I told her the last surgical abortions I’d had, granted a long time ago, had really sucked, and I would just as soon not be awake. “And being awake for RU-486 sucked, too,” I said, hurriedly adding that this wasn’t her fault and I was fully in support of the drug, etc.

She nodded. She said RU-486 could be “intense.” Then she explained that for early terminations, they now used handheld manual aspirators, rather than vacuum aspirators, that made the process faster and less invasive. “We’ve gotten wayyyyyy better at abortions,” she said. “And if you don’t go under, the recovery time is a lot less. And what I really wanted to let you know is this …” She lowered her voice to a conspiratorial whisper. “The woman who works on Tuesdays is amazing.”

“I don’t know,” I said. “Doesn’t it hurt?”

“It hurts for like a second,” she said. I liked her manner. I pictured her in class, raising her hand when she knew the answer. “It hurts for a few seconds, but then, I swear to God, it’s over. And then it’s just fine.”

“Okay,” I said, “I’ll do it.”

She looked so happy. She actually said yay, as she tapped my file on the counter. “This woman is seriously just so incredible at abortions,” she said. “I think you’re really going to like it.”

If one didn’t know better, it would read as if she was opting for one spa procedure over another, as if the receptionist was comparing mani/pedis, or a discussing new haircut that would totally change her life. “You’re really going to like it.”

The abortion, Miller said, was still painful.
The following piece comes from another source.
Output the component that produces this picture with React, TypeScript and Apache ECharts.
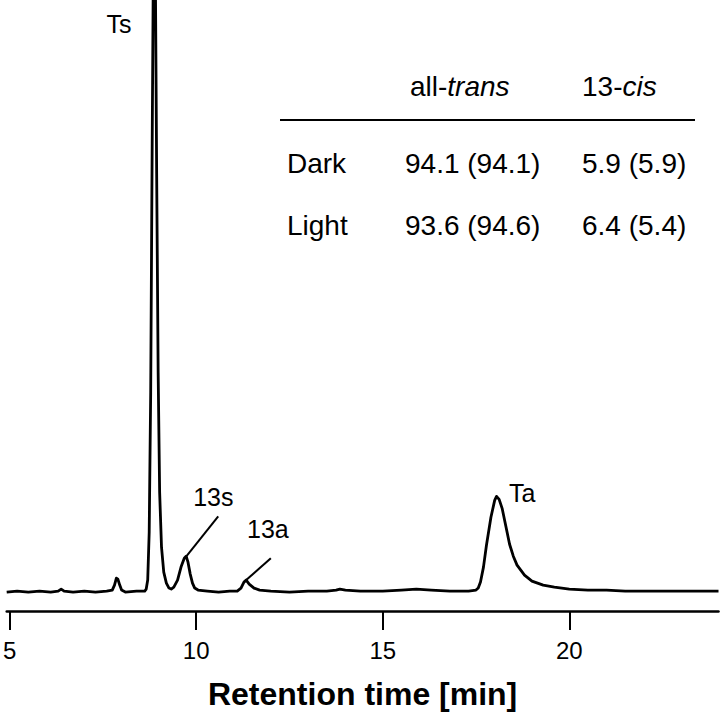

But it was over quickly, leading her to exclaim to the abortionist, “Holy s***… That was hands down the best abortion I ever had in my whole f***ing life. You’re amazing.” Afterwards, she said she drove home, singing along to Van Halen, and recalled, “I felt like the most successful, luckiest person alive. ‘I live my life like there’s no tomorrow,’ David Lee Roth sang, and I was like, ‘Dude, me too!'”

It’s not often that abortion advocates admit to having such a cavalier attitude towards abortion, or that some women have seemingly no problem with treating abortion as birth control. Theoretically, if someone never wanted to bear children, it would be easier to undergo a tubal ligation than have repeated abortions — but for whatever reason, women like Miller, albeit rare, exist. While most women go through with abortions because they are desperate and feel they have no choice, others apparently do it just because they can.

Plenty of abortion advocates will claim that no one likes it; Alyssa Milano, for example, recently declared that everyone is pro-life because “nobody wants an abortion.” John Irving, a novelist, recently wrote an incredibly biased op-ed for the New York Times in which he declared that no one is pro-abortion.” Yet then you have people like Miller, and her receptionist, who actually responded with “yay!” when her client chose to go through with the procedure. There are abortionists like Ghazaleh Moayedi, who call it “an act of love,” or Katherine McHugh, who complained that there was no point in going through prenatal testing if one couldn’t have a eugenic abortion, or Patricia Baird-Windle, who called abortion a “sacrament.”

And yet we’re supposed to believe that there’s no one out there who is pro-abortion?